Myspace users have also developed their own form of shorthand and appear to have no inhibitions referencing drinking or drug use. K. gives her age as 16, residence Edgartown, and poses in a tight sweater and short skirt. The following appears on her profile page: "Waddd Upp my name is K. i live on MV...im 16. I like to smoke weed. Im sick at beer pong [a drinking game] so if u wanna challange me and kelley we are down! I have a sister named jessi shes a freshman, shes good [expletive]. Well idk [I don't know] you can ask if u wanna no more."
It's easy to come away from an hour on Myspace with the impression that some Island teens are using the Internet not wisely, but too well. And the national press has landed hard, in recent months, on the rare instances when a young person's injudicious online revelations have actually gotten her in trouble. There was a case in Portsmouth, N.Y., last fall in which a 16-year-old girl posted rather too much information about herself on Myspace, and was assaulted by a 37-year-old man as she left her part-time job at a shopping mall.
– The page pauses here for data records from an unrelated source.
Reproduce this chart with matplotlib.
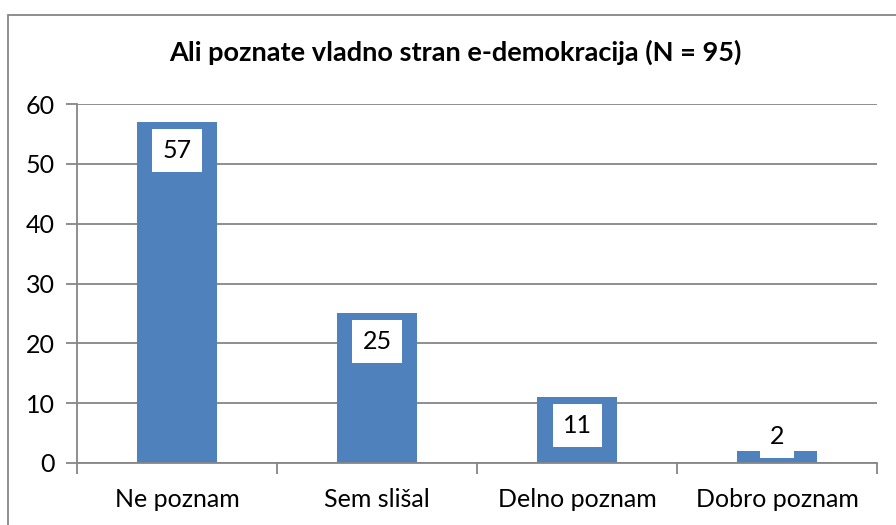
import matplotlib.pyplot as plt
from matplotlib.patches import Rectangle

# Data
categories = ["Ne poznam", "Sem slišal", "Delno poznam", "Dobro poznam"]
counts = [57, 25, 11, 2]
title = "Ali poznate vladno stran e-demokracija (N = 95)"

plt.rcParams['font.family'] = ['Lato', 'DejaVu Sans']
grey = '#868686'
bar_color = '#4F81BD'

W, H = 896, 525
fig = plt.figure(figsize=(W / 100, H / 100), dpi=100)

# chart area border (runs off the right and bottom edges like in the screenshot)
fig.patches.append(Rectangle((8 / W, -0.1), 1.0, 1 - 15 / H + 0.1,
                             transform=fig.transFigure, fill=False,
                             edgecolor=grey, linewidth=1.3))

ax = fig.add_axes([77 / W, 62 / H, 800 / W, 359 / H])
x = range(len(categories))
ax.bar(x, counts, width=0.4, color=bar_color, zorder=2)

ax.set_xlim(-0.5, len(categories) - 0.5)
ax.set_ylim(0, 60)
ax.set_yticks(range(0, 61, 10))
ax.yaxis.grid(True, color=grey, linewidth=1.3, zorder=0)
ax.set_axisbelow(True)

# category labels centred, tick marks on category boundaries
ax.set_xticks(list(x))
ax.set_xticklabels(categories)
ax.set_xticks([i + 0.5 for i in range(-1, len(categories))], minor=True)
ax.tick_params(axis='x', which='major', length=0, labelsize=18, pad=18)
ax.tick_params(axis='x', which='minor', length=8, width=1.3, color=grey)
ax.tick_params(axis='y', length=8, width=1.3, color=grey, labelsize=18, pad=8)

for side in ['top', 'right']:
    ax.spines[side].set_visible(False)
for side in ['left', 'bottom']:
    ax.spines[side].set_color(grey)
    ax.spines[side].set_linewidth(1.3)

# value labels in white boxes near the top of each bar
for i, v in enumerate(counts):
    ypos = max(v - 4.76, 4.43)
    ax.text(i, ypos, str(v), ha='center', va='center', fontsize=18, zorder=3,
            bbox=dict(facecolor='white', edgecolor='none',
                      boxstyle='square,pad=0.4'))

fig.text(0.508, 1 - 52 / H, title, ha='center', va='center',
         fontsize=19.5, fontweight='bold')

fig.savefig('out.png', dpi=100)
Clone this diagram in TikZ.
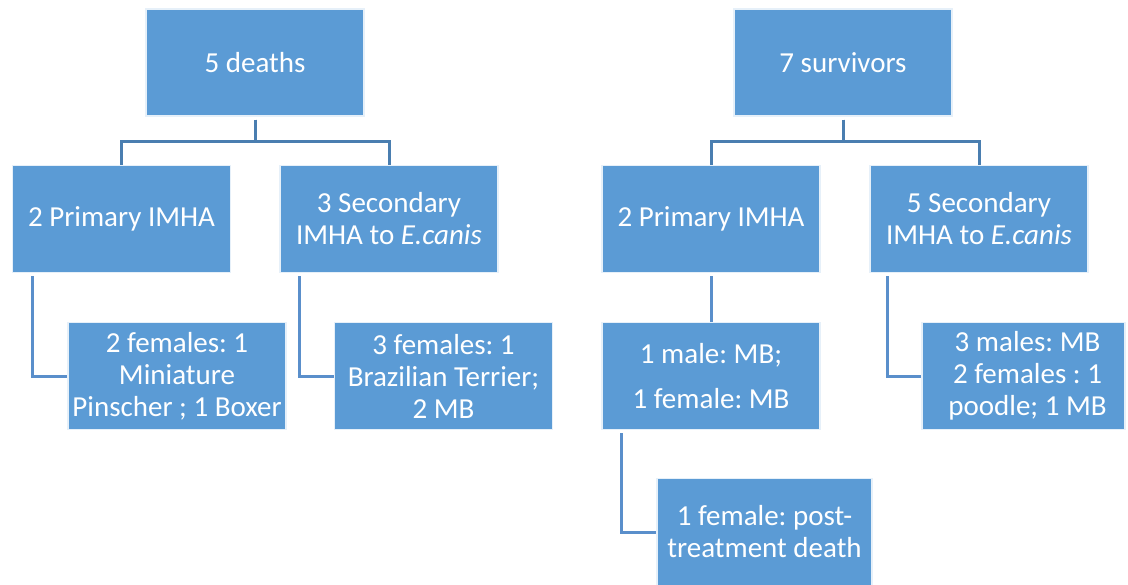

That attack was picked up and used as a hook for alarming feature stories by newspapers from USA Today and Business Week to the L.A. Times and Miami Herald.
Certainly the notion that Vineyard children are laying themselves open to cyber-predators is alarming, but the danger needs to be put into perspective. According to news reports, perhaps three people per month are being charged in the United States with assaults related to information they gleaned about their victims online. Even if the problem is actually ten times greater than that, Island children are still far more at risk of injury - by a factor of more than a hundred - from riding in automobiles than from indiscretions on Myspace.
Partly because of the recent national hoopla over young people and their freewheeling use of the Internet, some of the best information on how to use the web safely is posted prominently on the Myspace site.
Click the Safety link on any Myspace page and you'll find a discussion of basic Internet safety issues. It's filled with advice that's sensible and clear: Never post information publicly that identifies you personally. Remember that people you meet online might not be what they claim to be. Always keep your password a secret. And if someone is bothering you on Myspace, the site provides an easy way to block him or her so they can't message you again.
Myspace even has a page entitled "Tips for Parents," written by the Internet safety guru Perry Aftab. Mr. Aftab runs a website at wiredsafety.org, which he describes as the world's largest online safety and help group, and he's frequently quoted in news stories on Internet safety. Mr. Aftab writes:
"While MySpace.com is doing its best to keep your children from using their website and lying about their age, it's up to parents to do their job, too. Parents need to talk with their children about not sharing personal information online. Personal information includes pictures, names and addresses, schools they attend, cell and phone numbers and many other less obvious things, such as the name of their school team, ethnic background and even a mall near your house."
He concludes: "Just remember that while your kids may know more than you do about technology, you know more about life. And you are allowed to set the rules and enforce them. You're still the parent!"
Nis Kildegaard is a freelance writer and editor who lives in Edgartown.